Counsel for government attempted to cross-examine Beavers, to which the latter's counsel objected. The commissioner ruled against the objection, and counsel directed Beavers not to answer. The objection to cross-examination was based upon the ground that Beavers took the stand merely for the purpose of making a statement in answer to the charge made against him, and to explain the facts alleged, in accordance with § 196 of the New York Code of Criminal Procedure, and, it was urged, that that section, or any other section which governed the proceedings, did not contemplate cross-examination. And counsel further observed that as the indictment, which was the basis of the proceedings, was not the only one found against Beavers 'for that reason it would be extremely unwise to allow him to enter into any rambling cross-examination.'
The commissioner committed the appellant in default of bail, finding that there was probably cause that the offenses charged had been committed. The finding was affirmed by the district court in the proceedings for habeas corpus.

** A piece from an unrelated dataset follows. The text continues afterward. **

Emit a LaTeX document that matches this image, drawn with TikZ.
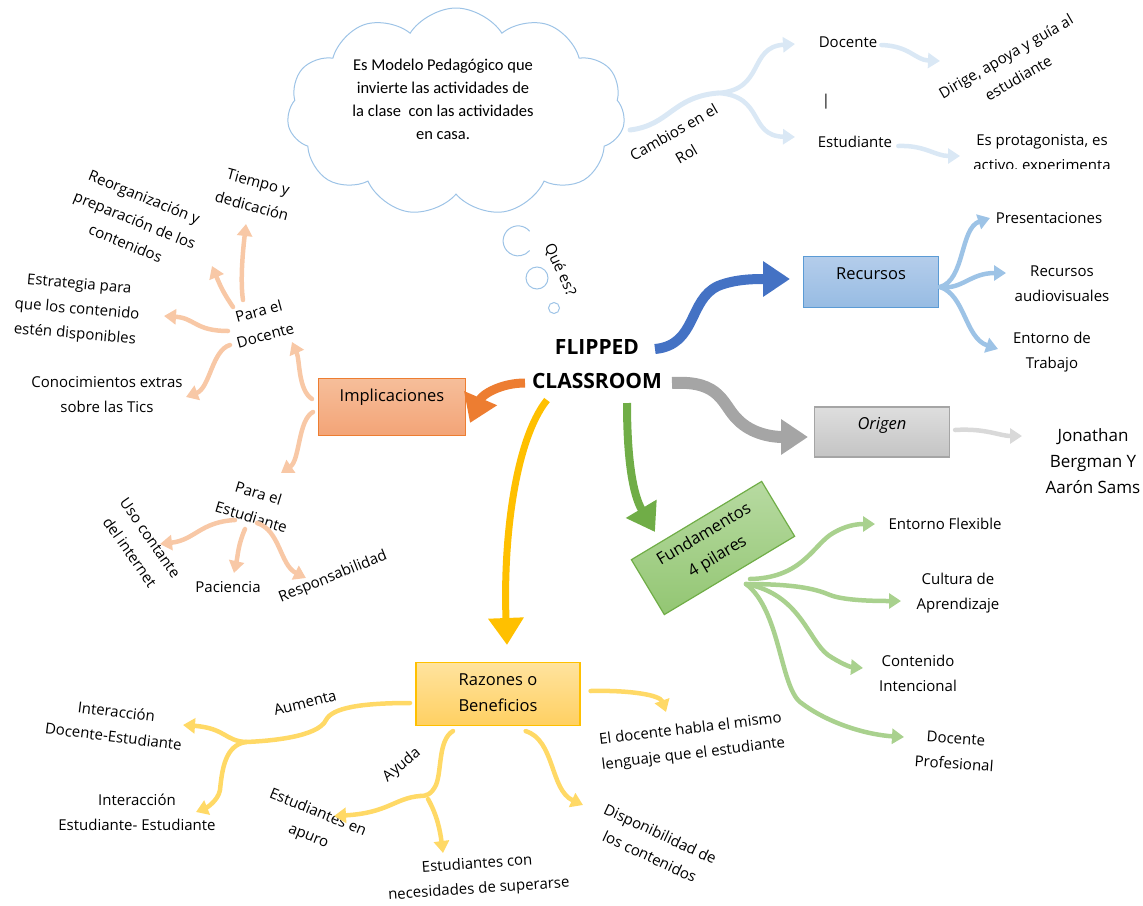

We think the finding was justified; in other words, the proof afforded by the indictment was not overcome; and this is all that it is necessary to now decide. Regarding the letter of the testimony when weighed with the indictment, it does not remove all reasonable grounds of presumption of the commission of the offense. The degree of proof is not that necessary upon the trial of the offense, and a certain latitude of judgment must be allowed the commissioner. We cannot say that such latitude was exceeded. The testimony was negative, and, for the most part, confined to general statuments, and Beavers resisted cross-examination and the test of the circumstances which might thereby have been elicited. But granting that he could, under the New York Code, offer himself, to be sworn, and deliver a statement under the directions of questions by counsel, and be exempt from cross-examination nevertheless the deficiencies of his statement may be urged against him. It cannot be said, therefore, that the commissioner's finding of probable cause was not justified.
The contention that the District of Columbia is not a district of the United States within the meaning of § 1014 of the Revised Statutes (U. S. Comp. State. 1901, p. 716), authorizing the removal of accused persons from one district to another, is disposed of by Benson v. Henkel, 198 U. S. 1, 25 Sup. Ct. Rep. 569, 49 L. ed. ——.
The orders of the Circuit Court and the District Court dismissing the writs of habeas corpus are affirmed.